Life Changer

When I was in second grade, one book changed my life.  It was Charlotte’s Web and it so profoundly affected me that from that moment on, I went from being a kid who didn’t care one bit about school and books, to an avid reader and voracious book consumer.

I’ve finally met my second life changer:

A book so good that when I finished, I navigated back to the beginning on my trusty little Kindle and re-read the book, just in case I missed something the first time when I was so excited I might have skipped over some precious nugget of information–and just because I didn’t want it to be over.  And when I finished the second time…….just kidding, but I did skim over and re-read my favorite parts.  This is serious for someone who currently has about 800 unread books sitting on her Kindle and an insatiable need to read them all.  To not immediately begin a new book–uncharted territory, my friends.
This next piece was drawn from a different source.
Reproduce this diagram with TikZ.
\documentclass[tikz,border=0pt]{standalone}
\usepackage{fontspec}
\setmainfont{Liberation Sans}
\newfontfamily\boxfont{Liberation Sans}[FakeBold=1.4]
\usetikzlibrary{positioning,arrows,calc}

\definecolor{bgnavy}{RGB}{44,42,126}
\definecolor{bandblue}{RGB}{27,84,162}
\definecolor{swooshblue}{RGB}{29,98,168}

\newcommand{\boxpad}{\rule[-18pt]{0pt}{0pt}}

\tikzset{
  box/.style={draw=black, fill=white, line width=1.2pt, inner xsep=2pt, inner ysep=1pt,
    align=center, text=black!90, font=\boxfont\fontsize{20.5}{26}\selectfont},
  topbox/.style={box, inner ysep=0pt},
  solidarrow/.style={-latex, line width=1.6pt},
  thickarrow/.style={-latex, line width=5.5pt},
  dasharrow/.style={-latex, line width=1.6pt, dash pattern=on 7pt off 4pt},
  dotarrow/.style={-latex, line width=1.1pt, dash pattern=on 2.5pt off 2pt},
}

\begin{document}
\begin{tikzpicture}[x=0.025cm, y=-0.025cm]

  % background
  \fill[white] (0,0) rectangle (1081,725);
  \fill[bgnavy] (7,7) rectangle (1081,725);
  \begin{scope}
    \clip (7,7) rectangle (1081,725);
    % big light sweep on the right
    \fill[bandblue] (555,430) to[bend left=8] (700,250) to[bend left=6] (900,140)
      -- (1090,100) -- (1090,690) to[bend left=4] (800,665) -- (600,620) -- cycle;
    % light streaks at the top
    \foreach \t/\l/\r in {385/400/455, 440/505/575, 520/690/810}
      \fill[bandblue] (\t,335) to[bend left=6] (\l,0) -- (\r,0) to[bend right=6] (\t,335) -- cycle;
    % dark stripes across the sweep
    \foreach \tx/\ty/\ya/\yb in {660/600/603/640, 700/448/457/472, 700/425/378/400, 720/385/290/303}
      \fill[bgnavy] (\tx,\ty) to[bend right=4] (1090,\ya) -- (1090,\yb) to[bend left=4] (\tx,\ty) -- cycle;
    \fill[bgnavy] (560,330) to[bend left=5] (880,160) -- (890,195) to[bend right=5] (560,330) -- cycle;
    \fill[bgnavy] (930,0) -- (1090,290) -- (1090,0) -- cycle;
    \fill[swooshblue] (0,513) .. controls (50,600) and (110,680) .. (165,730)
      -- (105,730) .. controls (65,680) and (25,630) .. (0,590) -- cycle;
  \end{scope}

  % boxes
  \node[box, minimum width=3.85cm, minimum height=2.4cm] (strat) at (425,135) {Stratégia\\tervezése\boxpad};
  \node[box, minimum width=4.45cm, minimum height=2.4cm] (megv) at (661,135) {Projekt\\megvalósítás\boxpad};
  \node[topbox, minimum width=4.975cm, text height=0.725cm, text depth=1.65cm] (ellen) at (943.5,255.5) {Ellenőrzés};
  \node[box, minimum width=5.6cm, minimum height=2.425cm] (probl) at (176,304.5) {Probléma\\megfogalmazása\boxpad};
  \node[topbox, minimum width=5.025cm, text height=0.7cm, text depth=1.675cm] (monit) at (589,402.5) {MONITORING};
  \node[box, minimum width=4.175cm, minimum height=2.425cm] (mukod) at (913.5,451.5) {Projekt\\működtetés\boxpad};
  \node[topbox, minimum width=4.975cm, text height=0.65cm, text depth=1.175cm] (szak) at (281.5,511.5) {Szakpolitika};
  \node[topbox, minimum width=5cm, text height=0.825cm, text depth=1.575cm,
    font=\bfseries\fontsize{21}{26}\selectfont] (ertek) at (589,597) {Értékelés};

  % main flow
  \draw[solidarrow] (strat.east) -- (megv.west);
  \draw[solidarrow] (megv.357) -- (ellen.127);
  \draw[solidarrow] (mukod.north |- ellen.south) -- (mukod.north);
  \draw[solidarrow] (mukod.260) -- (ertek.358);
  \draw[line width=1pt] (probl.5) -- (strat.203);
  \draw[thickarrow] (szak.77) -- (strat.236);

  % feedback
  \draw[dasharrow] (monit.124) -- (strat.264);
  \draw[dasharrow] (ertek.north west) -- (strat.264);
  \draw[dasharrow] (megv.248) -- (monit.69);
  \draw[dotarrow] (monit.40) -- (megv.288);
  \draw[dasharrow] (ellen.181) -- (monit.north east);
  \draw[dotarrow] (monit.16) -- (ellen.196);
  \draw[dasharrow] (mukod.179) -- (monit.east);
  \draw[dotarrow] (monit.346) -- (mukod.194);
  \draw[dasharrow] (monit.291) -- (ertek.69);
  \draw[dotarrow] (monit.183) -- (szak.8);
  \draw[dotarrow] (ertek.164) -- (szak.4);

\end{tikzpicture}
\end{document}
A little background info about your humble narrator:

I discovered running the summer before my freshman year of high school and it (and running cross country on a successful, close-knit team), more than any other experience has really defined me and set the tone for the rest of my life.  Ever since high school and a short stint of collegiate track and cross country, running is something that has always been in my life.  It comes and goes in waves mostly defined by the seasons, my location, and to what degree of injury I’m currently experiencing.  But it has remained a constant, and I love running, deeply.  I’ve not found any other thing I can do that can match the sense of elation I can attain trail running–except for skiing in perfect powder and that just doesn’t happen often.  Running is a sure thing.  But I have had moments (months/years) where I treated it like something I had to do, or something I needed to do to stay skinny, or something that is going to be painful that I’ve just got to muster through.
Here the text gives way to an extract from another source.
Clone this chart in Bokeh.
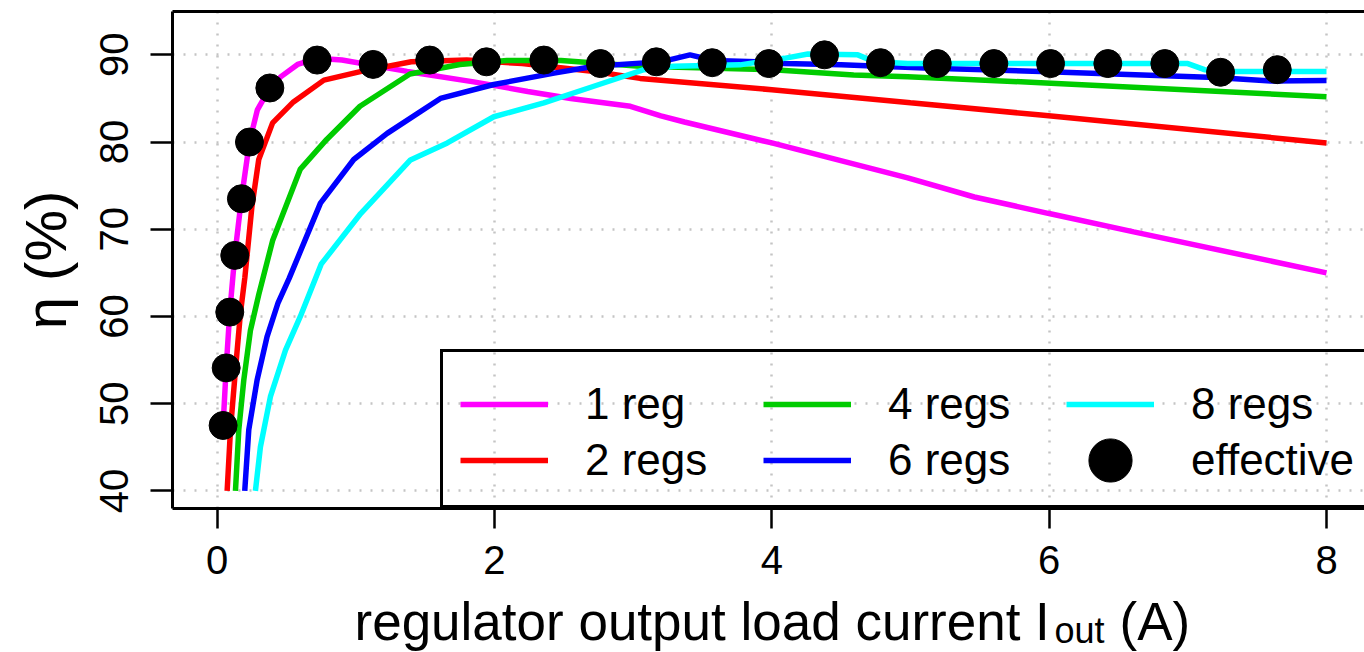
from bokeh.plotting import figure
from bokeh.layouts import column
from bokeh.models import Range1d, FixedTicker, LinearAxis, Legend, LegendItem, Label
from bokeh.embed import file_html
from bokeh.resources import INLINE

FONT = "Liberation Sans"

# ---------------- data ----------------
x_1reg = [0.043, 0.065, 0.091, 0.127, 0.175, 0.233, 0.29, 0.38, 0.46, 0.58, 0.72, 0.90,
          1.37, 1.85, 2.24, 2.55, 2.98, 3.20, 3.37, 4.00, 4.98, 5.46, 6.00, 6.61, 8.00]
y_1reg = [47.5, 54.1, 60.5, 67.0, 73.5, 80.0, 83.7, 86.2, 87.5, 88.9, 89.6, 89.4,
          88.1, 86.9, 85.8, 85.0, 84.1, 83.0, 82.3, 79.9, 75.9, 73.7, 71.8, 69.7, 65.0]

x_2regs = [0.072, 0.096, 0.132, 0.168, 0.20, 0.25, 0.30, 0.40, 0.55, 0.77, 1.04, 1.40,
           1.80, 2.20, 2.72, 3.05, 4.00, 5.00, 5.94, 8.00]
y_2regs = [40.0, 47.0, 53.9, 60.4, 64.5, 72.5, 78.0, 82.2, 84.6, 87.1, 88.1, 89.2,
           89.4, 89.0, 88.1, 87.3, 86.0, 84.5, 83.1, 79.9]

x_4regs = [0.132, 0.156, 0.192, 0.24, 0.30, 0.40, 0.60, 0.79, 1.03, 1.39, 1.75, 2.09,
           2.48, 3.05, 4.01, 4.59, 4.98, 5.94, 8.00]
y_4regs = [40.0, 47.0, 52.7, 58.4, 62.5, 68.7, 76.9, 80.3, 84.1, 87.8, 88.9, 89.35,
           89.35, 88.7, 88.3, 87.7, 87.5, 86.8, 85.2]

x_6regs = [0.199, 0.228, 0.288, 0.36, 0.44, 0.52, 0.745, 0.985, 1.226, 1.61, 1.995, 2.43,
           2.72, 3.05, 3.20, 3.41, 3.58, 3.89, 4.09, 4.50, 5.10, 5.94, 7.04, 7.20, 7.60, 8.00]
y_6regs = [40.0, 47.0, 52.7, 57.7, 61.6, 64.4, 73.0, 78.0, 81.0, 85.0, 86.6, 87.9,
           88.7, 89.05, 89.2, 90.0, 89.35, 89.2, 89.0, 88.85, 88.5, 88.1, 87.5, 87.4, 87.0, 87.05]

x_8regs = [0.276, 0.312, 0.384, 0.493, 0.60, 0.75, 1.035, 1.394, 1.66, 1.995, 2.356, 2.716,
           3.077, 3.29, 3.77, 4.09, 4.26, 4.62, 4.74, 4.98, 5.94, 7.00, 7.12, 7.33, 8.00]
y_8regs = [40.0, 45.05, 50.8, 56.15, 60.0, 66.0, 71.8, 77.95, 79.9, 82.9, 84.5, 86.4,
           88.3, 88.7, 88.85, 89.6, 90.1, 90.0, 89.2, 89.0, 89.0, 89.0, 88.3, 88.1, 88.1]

x_eff = [0.043, 0.065, 0.091, 0.127, 0.175, 0.233, 0.380, 0.721, 1.125, 1.533, 1.942, 2.356,
         2.764, 3.167, 3.570, 3.978, 4.380, 4.784, 5.193, 5.601, 6.010, 6.423, 6.834, 7.236, 7.645]
y_eff = [47.5, 54.1, 60.5, 67.0, 73.5, 80.0, 86.2, 89.4, 88.9, 89.4, 89.2, 89.4,
         89.0, 89.2, 89.1, 89.0, 90.0, 89.1, 89.0, 89.0, 89.0, 89.0, 89.0, 88.0, 88.3]

x_ticks = [0, 2, 4, 6, 8]
y_ticks = [40, 50, 60, 70, 80, 90]

series = [
    ("1 reg", x_1reg, y_1reg, "#ff00ff"),
    ("2 regs", x_2regs, y_2regs, "#ff0000"),
    ("4 regs", x_4regs, y_4regs, "#00cc00"),
    ("6 regs", x_6regs, y_6regs, "#0000ff"),
    ("8 regs", x_8regs, y_8regs, "#00ffff"),
]

# ---------------- main figure ----------------
p = figure(width=1364, height=590, output_backend="svg", toolbar_location=None,
           x_range=Range1d(-0.322, 8.274), y_range=Range1d(37.98, 94.97),
           min_border_left=172, min_border_right=0, min_border_top=11, min_border_bottom=82)
p.outline_line_color = None
p.background_fill_color = "white"
p.border_fill_color = "white"

for ax in (p.xaxis[0], p.yaxis[0]):
    ax.axis_line_width = 3
    ax.axis_line_color = "black"
    ax.major_tick_line_width = 2.5
    ax.major_tick_line_color = "black"
    ax.major_tick_in = 0
    ax.minor_tick_line_color = None
    ax.major_label_text_font = FONT
    ax.major_label_text_color = "black"

p.xaxis.ticker = FixedTicker(ticks=x_ticks)
p.yaxis.ticker = FixedTicker(ticks=y_ticks)
p.xaxis.major_tick_out = 20
p.yaxis.major_tick_out = 22
p.xaxis.major_label_text_font_size = "40px"
p.yaxis.major_label_text_font_size = "40px"
p.xaxis.major_label_standoff = 17
p.yaxis.major_label_standoff = 22
p.yaxis.major_label_orientation = "vertical"

p.yaxis.axis_label = "η (%)"
p.yaxis.axis_label_text_font = FONT
p.yaxis.axis_label_text_font_size = "58px"
p.yaxis.axis_label_text_font_style = "normal"
p.yaxis.axis_label_text_color = "black"
p.yaxis.axis_label_standoff = 20

top = LinearAxis(ticker=FixedTicker(ticks=[]), axis_line_width=3, axis_line_color="black",
                 major_tick_line_color=None, minor_tick_line_color=None,
                 major_label_text_font_size="0px")
p.add_layout(top, "above")

for g in (p.xgrid[0], p.ygrid[0]):
    g.grid_line_color = "#c4c4c4"
    g.grid_line_width = 2.5
    g.grid_line_dash = "2 9"
p.xgrid.ticker = FixedTicker(ticks=x_ticks)
p.ygrid.ticker = FixedTicker(ticks=y_ticks)

items = []
for name, xs, ys, col in series:
    r = p.line(xs, ys, line_color=col, line_width=5.5)
    items.append(LegendItem(label=name, renderers=[r]))

dots = p.ellipse(x_eff, y_eff, width=28, height=28, width_units="screen", height_units="screen",
                 fill_color="black", line_color="black")
items.append(LegendItem(label="effective", renderers=[dots]))

legend = Legend(items=items, location=(268, 0), orientation="vertical", nrows=2,
                title=" ", title_text_font_size="4px", title_standoff=2,
                glyph_width=88, glyph_height=54, label_standoff=37, label_width=178,
                label_height=56, padding=17, spacing=0, margin=0,
                label_text_font=FONT, label_text_font_size="44px", label_text_color="black",
                border_line_color="black", border_line_width=3, border_line_alpha=1,
                background_fill_alpha=0)
p.add_layout(legend, "center")

# ---------------- x axis title (with subscript) ----------------
t = figure(width=1364, height=62, output_backend="svg", toolbar_location=None,
           x_range=Range1d(0, 1), y_range=Range1d(0, 1),
           min_border_left=0, min_border_right=0, min_border_top=0, min_border_bottom=0)
t.outline_line_color = None
t.axis.visible = False
t.grid.visible = False
t.border_fill_color = "white"
t.background_fill_color = "white"

t.add_layout(Label(x=182, y=31, x_units="screen", y_units="screen",
                   text="regulator output load current I", text_font=FONT,
                   text_font_size="53px", text_color="black", text_baseline="middle"))
t.add_layout(Label(x=882, y=22, x_units="screen", y_units="screen",
                   text="out", text_font=FONT,
                   text_font_size="36px", text_color="black", text_baseline="middle"))
t.add_layout(Label(x=947, y=31, x_units="screen", y_units="screen",
                   text="(A)", text_font=FONT,
                   text_font_size="53px", text_color="black", text_baseline="middle"))

layout = column(p, t, spacing=0)
open("out.html", "w").write(file_html(layout, INLINE))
A few years back, I tried to train for a marathon, but instead I contracted a staggering and game-ending case of IT Band Syndrome.  Over the course of the years since, I have rehabilitated this injury and continue to prevent it and treat minor flare-ups.  But I’ve been too scared to try marathon training again. When I was originally getting this injury diagnosed, the prevailing message from sports doctors was to stop running.  Running is bad for you.  Even complete strangers feel compelled to tell me I’m going to need knee replacement surgery because I keep running.  Even in Boulder, ultra-running mecca of the USA, every sports doc told me to take up cycling instead.  I just simply could not believe this to be true.  And I hate biking.  I love running.  I should be able to run.

This book changed my life because it has changed my knowledge about and my attitude towards running.  It taught me how to find the joy in running again.  And now, rather than waiting around for another injury to crop up, or enduring a 30 minute run so I can eat chocolate cake, I am embracing the sheer exultation and artistry of running that made me fall in love in the first place.  I am treating running like a holistic part of my life rather than something I do on the side.
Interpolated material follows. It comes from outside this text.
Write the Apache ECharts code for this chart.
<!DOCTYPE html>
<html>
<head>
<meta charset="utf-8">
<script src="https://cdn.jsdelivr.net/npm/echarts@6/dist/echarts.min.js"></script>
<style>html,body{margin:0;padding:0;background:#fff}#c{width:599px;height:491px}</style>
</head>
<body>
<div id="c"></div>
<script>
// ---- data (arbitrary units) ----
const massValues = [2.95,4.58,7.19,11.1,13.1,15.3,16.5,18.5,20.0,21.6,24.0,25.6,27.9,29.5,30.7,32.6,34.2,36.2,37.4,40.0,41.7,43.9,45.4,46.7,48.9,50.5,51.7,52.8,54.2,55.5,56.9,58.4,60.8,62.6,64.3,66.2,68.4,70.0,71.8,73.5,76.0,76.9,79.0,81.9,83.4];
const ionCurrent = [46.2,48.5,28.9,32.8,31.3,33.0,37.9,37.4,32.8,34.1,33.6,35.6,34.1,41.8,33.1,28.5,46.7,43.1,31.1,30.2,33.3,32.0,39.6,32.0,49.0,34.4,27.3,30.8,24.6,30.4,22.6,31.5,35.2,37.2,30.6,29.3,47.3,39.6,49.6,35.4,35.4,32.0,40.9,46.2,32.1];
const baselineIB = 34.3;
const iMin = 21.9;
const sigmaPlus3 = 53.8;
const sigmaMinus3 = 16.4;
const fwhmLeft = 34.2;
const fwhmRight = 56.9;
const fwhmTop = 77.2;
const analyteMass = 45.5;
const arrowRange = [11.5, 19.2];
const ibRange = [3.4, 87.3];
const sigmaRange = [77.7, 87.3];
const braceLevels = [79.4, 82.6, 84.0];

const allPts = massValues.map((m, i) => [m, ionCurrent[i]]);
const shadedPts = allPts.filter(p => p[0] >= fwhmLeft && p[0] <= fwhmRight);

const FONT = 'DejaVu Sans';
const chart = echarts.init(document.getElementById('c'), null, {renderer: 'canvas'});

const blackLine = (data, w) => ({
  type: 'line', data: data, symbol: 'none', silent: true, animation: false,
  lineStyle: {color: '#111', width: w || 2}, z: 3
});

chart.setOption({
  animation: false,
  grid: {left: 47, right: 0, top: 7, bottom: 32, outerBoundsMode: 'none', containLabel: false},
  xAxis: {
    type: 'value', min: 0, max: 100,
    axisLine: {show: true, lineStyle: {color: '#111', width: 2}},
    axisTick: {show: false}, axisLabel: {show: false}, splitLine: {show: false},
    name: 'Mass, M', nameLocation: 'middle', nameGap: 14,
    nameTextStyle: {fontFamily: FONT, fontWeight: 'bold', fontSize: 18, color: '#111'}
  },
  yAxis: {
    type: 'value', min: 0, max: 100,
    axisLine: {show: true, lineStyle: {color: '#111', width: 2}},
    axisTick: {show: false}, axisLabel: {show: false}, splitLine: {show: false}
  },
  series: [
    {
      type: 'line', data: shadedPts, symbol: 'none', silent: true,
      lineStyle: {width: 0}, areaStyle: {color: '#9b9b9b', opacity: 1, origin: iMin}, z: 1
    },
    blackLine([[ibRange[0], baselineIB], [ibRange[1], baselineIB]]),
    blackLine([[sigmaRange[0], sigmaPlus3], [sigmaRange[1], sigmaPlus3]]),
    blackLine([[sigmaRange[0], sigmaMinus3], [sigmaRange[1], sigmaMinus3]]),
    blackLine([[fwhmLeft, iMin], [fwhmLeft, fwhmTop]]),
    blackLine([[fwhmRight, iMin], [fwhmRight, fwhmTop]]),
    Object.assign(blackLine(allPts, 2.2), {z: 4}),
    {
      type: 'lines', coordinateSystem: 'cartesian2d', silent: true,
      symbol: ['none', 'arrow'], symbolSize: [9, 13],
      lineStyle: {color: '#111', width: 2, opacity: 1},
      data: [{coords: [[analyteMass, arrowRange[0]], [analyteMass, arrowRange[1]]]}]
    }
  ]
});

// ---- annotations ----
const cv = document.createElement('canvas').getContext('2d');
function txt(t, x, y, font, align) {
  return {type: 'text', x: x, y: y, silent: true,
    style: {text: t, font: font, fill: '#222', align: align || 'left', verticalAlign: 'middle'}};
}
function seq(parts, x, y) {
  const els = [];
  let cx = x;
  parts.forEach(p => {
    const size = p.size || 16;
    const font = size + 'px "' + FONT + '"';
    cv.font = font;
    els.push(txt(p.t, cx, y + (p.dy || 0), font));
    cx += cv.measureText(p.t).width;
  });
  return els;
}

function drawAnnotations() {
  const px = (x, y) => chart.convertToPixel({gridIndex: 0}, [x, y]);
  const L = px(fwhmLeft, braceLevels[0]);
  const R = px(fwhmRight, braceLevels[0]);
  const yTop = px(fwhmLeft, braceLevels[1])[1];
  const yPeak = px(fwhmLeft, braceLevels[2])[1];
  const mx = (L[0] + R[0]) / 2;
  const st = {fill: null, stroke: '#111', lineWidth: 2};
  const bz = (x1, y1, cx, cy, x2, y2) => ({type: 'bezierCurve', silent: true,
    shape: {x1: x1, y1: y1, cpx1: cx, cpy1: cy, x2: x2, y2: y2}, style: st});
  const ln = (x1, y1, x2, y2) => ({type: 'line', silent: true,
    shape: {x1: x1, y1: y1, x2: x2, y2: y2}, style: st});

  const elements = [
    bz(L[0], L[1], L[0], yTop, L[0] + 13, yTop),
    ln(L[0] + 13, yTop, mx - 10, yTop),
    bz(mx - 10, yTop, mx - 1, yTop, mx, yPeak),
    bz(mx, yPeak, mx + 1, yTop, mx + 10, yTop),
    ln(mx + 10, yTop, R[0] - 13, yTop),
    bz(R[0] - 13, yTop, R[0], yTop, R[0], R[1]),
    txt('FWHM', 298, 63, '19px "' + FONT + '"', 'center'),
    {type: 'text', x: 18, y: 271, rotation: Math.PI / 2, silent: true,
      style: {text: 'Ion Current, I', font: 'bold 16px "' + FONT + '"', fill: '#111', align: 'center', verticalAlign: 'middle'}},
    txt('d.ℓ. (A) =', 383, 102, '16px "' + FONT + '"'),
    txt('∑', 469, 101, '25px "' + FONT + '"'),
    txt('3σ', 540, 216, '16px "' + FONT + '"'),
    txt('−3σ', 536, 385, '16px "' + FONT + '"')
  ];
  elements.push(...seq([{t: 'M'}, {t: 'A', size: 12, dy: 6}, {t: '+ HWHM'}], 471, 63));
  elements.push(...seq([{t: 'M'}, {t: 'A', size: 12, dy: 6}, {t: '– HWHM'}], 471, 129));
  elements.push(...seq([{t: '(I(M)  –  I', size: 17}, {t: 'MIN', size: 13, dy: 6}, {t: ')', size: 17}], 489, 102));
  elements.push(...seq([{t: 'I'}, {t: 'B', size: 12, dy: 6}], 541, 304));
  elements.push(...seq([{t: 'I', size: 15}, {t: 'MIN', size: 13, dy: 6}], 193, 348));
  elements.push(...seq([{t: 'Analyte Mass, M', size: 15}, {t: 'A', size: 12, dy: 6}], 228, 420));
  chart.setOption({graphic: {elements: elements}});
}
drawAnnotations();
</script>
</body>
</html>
The book has generated A LOT of press and misconceptions (but it’s also changed hundreds–maybe thousands of lives too).  Yes, the book makes the case for barefoot running and aggressive vegetarianism, but that is not the point or what it’s about.  Probably one of the most exciting pieces for me is the evolutionary link that is made.  We evolved to run long distances together in order to run down our food.  He reiterates the point:  what other species on this planet has the urge to gather by the tens of thousands to run 26 miles together?  We were made for running, not cycling, you silly Boulderite docs.  The link is also made that because we were persistence hunters and trackers, we also had to develop the need to be empathetic, make connections, think hypothetical thoughts, and make future predictions.  And thus you have technology and science and the reason why humans have advanced the way we have.  It’s exciting to consider.  We are the running people.  I loved one quote from the dude in his 90’s still running that Dipsea race in California, “you don’t stop running because you get old.  You get old because you stop running.” Consider me inspired!

I guess really the important lessons are that you have to correct your technique (which is where the barefoot stuff comes in), build strength, and work on your eating habits (in other words fix a lot of things in your running life) in order to run with joy injury-free.  And if everyone in the world were to realize all this and reconnect to their running roots, like they were born to do–like they evolved to do, you’d a have a happy, healthy, crime-free world.  Because like I learned in high school, running makes you a better person in your heart and soul, too.